Yet another children's magazine (are you getting tired of these?) From October 1978, another Halloween issue of Jack and Jill.
The quality of art had definitely gone down since the earlier years of the magazine. Sorry, Tom Eaton.
Perhaps the scariest thing in this magazine
The darn kid is just asking how he can dress up as a werewolf. Can you just give an answer? Any answer? Spray glue and dryer lint. C'mon! How hard can it be?!
What's worse than a shark with sore ribs? A kid that doesn't understand shark biology. You see, shark's bodies are entirely boneless, being composed of cartilage. What? Oh, that's the joke? Ah, ha, ha ha....
And Jeffrey? Stop eating your bodily parts and you'll lose those 20 pounds. See, it's a "kill two birds" scenario.
"Make it good for me and you. Haunt this house for me and you." A little lazy on the rhyming, Heather.
A snail doesn't have the comforts of home we've become accustomed to, yet he's still satisfied.
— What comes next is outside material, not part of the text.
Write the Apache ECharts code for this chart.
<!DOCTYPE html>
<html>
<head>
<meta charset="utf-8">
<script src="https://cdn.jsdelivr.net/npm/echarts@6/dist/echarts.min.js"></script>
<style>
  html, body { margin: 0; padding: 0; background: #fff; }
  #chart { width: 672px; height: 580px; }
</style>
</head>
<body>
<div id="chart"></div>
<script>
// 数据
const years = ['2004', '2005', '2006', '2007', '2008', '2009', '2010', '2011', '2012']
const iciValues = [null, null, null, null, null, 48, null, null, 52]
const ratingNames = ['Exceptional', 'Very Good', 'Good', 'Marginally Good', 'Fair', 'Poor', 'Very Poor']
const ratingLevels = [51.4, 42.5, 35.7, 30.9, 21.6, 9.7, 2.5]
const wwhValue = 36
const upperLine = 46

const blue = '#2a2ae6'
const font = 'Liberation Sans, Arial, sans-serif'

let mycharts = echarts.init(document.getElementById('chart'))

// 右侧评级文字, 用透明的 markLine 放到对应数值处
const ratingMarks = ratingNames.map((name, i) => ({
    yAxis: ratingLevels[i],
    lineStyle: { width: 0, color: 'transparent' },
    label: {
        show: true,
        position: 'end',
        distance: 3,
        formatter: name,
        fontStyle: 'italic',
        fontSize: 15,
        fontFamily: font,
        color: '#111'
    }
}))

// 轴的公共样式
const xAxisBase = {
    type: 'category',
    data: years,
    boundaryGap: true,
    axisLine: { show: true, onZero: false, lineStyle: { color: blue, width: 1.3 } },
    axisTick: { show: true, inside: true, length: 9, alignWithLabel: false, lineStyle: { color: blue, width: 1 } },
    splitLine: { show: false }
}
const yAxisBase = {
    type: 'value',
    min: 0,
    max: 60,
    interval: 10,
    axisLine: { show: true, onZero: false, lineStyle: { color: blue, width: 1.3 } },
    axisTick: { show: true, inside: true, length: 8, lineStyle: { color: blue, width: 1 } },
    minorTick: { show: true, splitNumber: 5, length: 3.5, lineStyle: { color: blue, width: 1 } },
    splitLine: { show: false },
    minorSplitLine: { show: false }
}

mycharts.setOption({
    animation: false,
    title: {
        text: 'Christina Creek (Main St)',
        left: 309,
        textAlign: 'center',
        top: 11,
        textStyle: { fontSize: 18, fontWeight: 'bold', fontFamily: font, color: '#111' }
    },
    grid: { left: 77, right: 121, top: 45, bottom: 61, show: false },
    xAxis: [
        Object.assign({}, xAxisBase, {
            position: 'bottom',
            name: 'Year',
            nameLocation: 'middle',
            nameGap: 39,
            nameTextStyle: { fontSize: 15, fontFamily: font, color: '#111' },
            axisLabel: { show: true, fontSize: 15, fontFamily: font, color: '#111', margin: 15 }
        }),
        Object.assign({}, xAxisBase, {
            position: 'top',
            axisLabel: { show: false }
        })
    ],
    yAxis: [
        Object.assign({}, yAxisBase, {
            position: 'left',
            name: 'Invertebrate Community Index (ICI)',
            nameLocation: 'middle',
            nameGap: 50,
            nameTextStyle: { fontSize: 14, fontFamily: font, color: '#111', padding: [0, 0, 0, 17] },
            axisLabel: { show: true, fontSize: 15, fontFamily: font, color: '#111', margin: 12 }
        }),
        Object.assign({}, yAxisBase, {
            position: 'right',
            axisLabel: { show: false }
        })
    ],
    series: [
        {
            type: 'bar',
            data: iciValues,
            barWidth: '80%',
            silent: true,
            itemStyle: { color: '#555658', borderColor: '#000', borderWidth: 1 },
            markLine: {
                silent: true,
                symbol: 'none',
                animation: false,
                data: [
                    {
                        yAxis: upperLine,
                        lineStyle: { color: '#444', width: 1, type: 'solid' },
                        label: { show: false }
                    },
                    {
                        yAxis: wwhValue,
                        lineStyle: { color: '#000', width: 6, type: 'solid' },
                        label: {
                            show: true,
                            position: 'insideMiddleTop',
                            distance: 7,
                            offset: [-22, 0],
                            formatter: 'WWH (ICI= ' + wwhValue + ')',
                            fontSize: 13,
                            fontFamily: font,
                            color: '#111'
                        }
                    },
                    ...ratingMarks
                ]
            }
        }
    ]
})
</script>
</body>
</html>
Isn't there a lesson in there for all of us?
"One is a hunted stag, the other is a stunted hag." Hee. Dwarfism's funny. I'm surprised they didn't call her a "midget" witch.
"When is a black cat most likely to enter the house? When the door is open". I never liked these kind of jokes where the punchline is the obvious answer with no relationship to humor whatsoever. Basically the joke teller is saying, "What are you, a frickin' idiot?! Of course it's when the door is open, you imbecile!"